5. What European reform probably needs, in terms of these issues, is to abandon some of the false dichotomies and oppositions that frequently recurred in the past: concentration vs. dispersion; project vs. plan; urban planning vs. architecture; design vs. policy, etc and to resume, in more profound ways, a more general and fundamental reflection upon the relationships that these terms might have with the new situation of the European city and territory. This cannot today be based on a single forecast. No single variable in the pertinent and relevant world can guide all the others in a stable way to allow us to predict now what will happen later. No policy can be so powerful as to prevent multiple and alternative outcomes. The consideration must start from a different viewpoint. Much of welfare state policy has held the city as its field of application. In the nineteenth century, the city was the great mechanism for the creation of the industrial worker and, by analogy, of every type of work relationship; just as, in the first decades of the post WWII period - the "glorious thirty years" - the city was the main place within which the social state was constructed. It would not be useless to ask about role played by welfare policy, until the 1970s, in the prodigious increase in hourly productivity through the improvement of human capital and workforce conditions. In an analogous way, it would be interesting to understand: how the progressive decrease in the guarantees offered by the social state, how the decrease, due to flexibility, in specific competencies and motivations of many temporary workers, and how the increase in the unemployment of old and young people, and again how deteriorating environmental conditions in many parts of the European city, are today influencing the productivity of the entire workforce. In recent years, it has probably seriously diminished. And that is why I say that the faster pace of combined economic growth, the increase in levels of collective well-being and democracy, will belong, in a not-too-distant future, to the European regions and nations that have been best able to face, and correctly resolve, the problems of the city and territory.

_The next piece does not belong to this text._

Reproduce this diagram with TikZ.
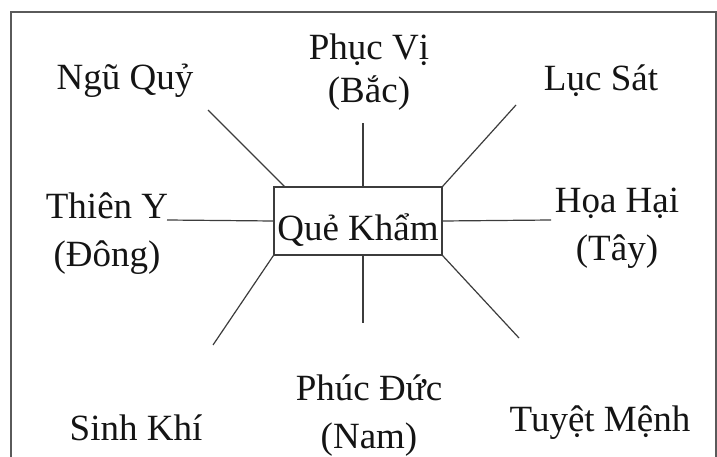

6. However, the welfare state cannot be reconstructed based on old premises. Above all it can no longer be entrusted to a set of monetary transfers with their complicated procedures to large aggregations of the population. The connotations of work, of settlements, of lifestyles no longer allow thinking about large spatial and social aggregations. If we want to reconstruct something that has the same consequences first in terms of the global productivity of available resources and work and then of income and well-being, it is necessary to think again in real rather than monetary terms, in physical rather than virtual terms, in terms of concrete plans and of budgetary positions. And this not easily compatible with the behavior models of bureaucracies which are held to act on the basis of transparent and valid criteria erga omnes or almost. In recent years, excessive attention has been concentrated on the book-keeping aspects of most policy. The main and exclusive goal of every administration has become the reorganization of its budget, as if this -albeit - important action could not be carried out while simultaneously paying attention to real social, economic and urban dynamics. In recent years, plan and project have become vague, rhetorical and covering terms - labels of a particular literary genre rather than concrete technical activities. A generalized inability follows, with very few exceptions, to face both the issues that are close at hand, as well as those that are more general and long-term. The project for the city and the territory - conceived once again (even if in different ways from the past) as comprehensive, as precise in its conceptual lines as much as in its details, open and available to partial or total revocations, in continuous oscillation between issues proposed by the policy of proximity and the articulation dictated by different long-term scenarios and situations - perhaps today becomes the only possibility for the construction of new reformist policy that guarantees higher rates of combined economic growth together with an increase in levels of collective well-being and of democracy.